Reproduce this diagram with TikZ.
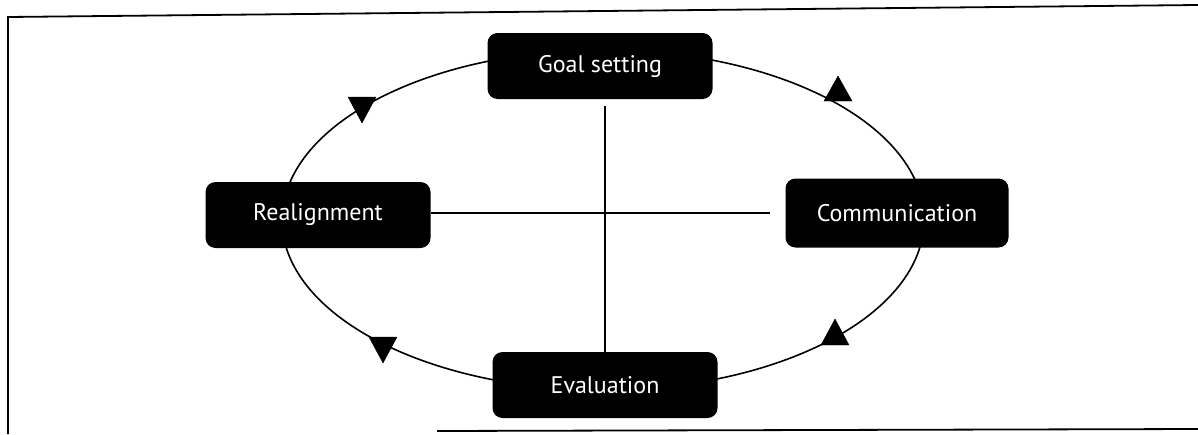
\documentclass[tikz,border=0pt]{standalone}
\usepackage{fontspec}
\setmainfont{PT Sans}
\begin{document}
\begin{tikzpicture}[x=1pt,y=-1pt,
  stage/.style={rectangle, rounded corners=10pt, fill=black, text=white,
    minimum width=225pt, minimum height=66pt, inner sep=0pt,
    font=\fontsize{24}{28}\selectfont},
  cyc/.style={line width=1.6pt},
  tri/.style={fill=black, draw=black, line join=miter}]
\useasboundingbox (0,0) rectangle (1198,434);
% frame
\draw[line width=1.8pt] (8,434) -- (8,17) -- (1198,5);
\draw[line width=1.8pt] (437,431) -- (1198,429);
% cycle ellipse
\draw[cyc] (603,220) ellipse [x radius=321pt, y radius=170pt];
% stages
\node[stage] (goal) at (600,66) {Goal setting};
\node[stage] (real) at (318,215) {Realignment};
\node[stage, minimum width=223pt, minimum height=69pt] (comm) at (897,213) {Communication};
\node[stage] (eval) at (605,385) {Evaluation};
% cross
\coordinate (vt) at (605,106);
\coordinate (vb) at (605,364);
\coordinate (hr) at (770,213);
\draw[line width=1.2pt] (vt) -- (vb);
\draw[line width=1.2pt] (real.east |- hr) -- (hr);
% direction triangles
\fill[tri] (838,76) -- (852,101) -- (824,101) -- cycle;
\fill[tri] (835,319) -- (849,345) -- (821,345) -- cycle;
\fill[tri] (362,123) -- (348,97) -- (376,97) -- cycle;
\fill[tri] (383,363) -- (369,337) -- (397,337) -- cycle;
\end{tikzpicture}
\end{document}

____________

Produce an exact copy of each line of data, skipping embedded images.

Reproduce this diagram with TikZ.
\documentclass[tikz,border=0pt]{standalone}
\usepackage{fontspec}
\setmainfont{PT Sans}
\begin{document}
\begin{tikzpicture}[x=1pt,y=-1pt,
  stage/.style={rectangle, rounded corners=10pt, fill=black, text=white,
    minimum width=225pt, minimum height=66pt, inner sep=0pt,
    font=\fontsize{24}{28}\selectfont},
  cyc/.style={line width=1.6pt},
  tri/.style={fill=black, draw=black, line join=miter}]
\useasboundingbox (0,0) rectangle (1198,434);
% frame
\draw[line width=1.8pt] (8,434) -- (8,17) -- (1198,5);
\draw[line width=1.8pt] (437,431) -- (1198,429);
% cycle ellipse
\draw[cyc] (603,220) ellipse [x radius=321pt, y radius=170pt];
% stages
\node[stage] (goal) at (600,66) {Goal setting};
\node[stage] (real) at (318,215) {Realignment};
\node[stage, minimum width=223pt, minimum height=69pt] (comm) at (897,213) {Communication};
\node[stage] (eval) at (605,385) {Evaluation};
% cross
\coordinate (vt) at (605,106);
\coordinate (vb) at (605,364);
\coordinate (hr) at (770,213);
\draw[line width=1.2pt] (vt) -- (vb);
\draw[line width=1.2pt] (real.east |- hr) -- (hr);
% direction triangles
\fill[tri] (838,76) -- (852,101) -- (824,101) -- cycle;
\fill[tri] (835,319) -- (849,345) -- (821,345) -- cycle;
\fill[tri] (362,123) -- (348,97) -- (376,97) -- cycle;
\fill[tri] (383,363) -- (369,337) -- (397,337) -- cycle;
\end{tikzpicture}
\end{document}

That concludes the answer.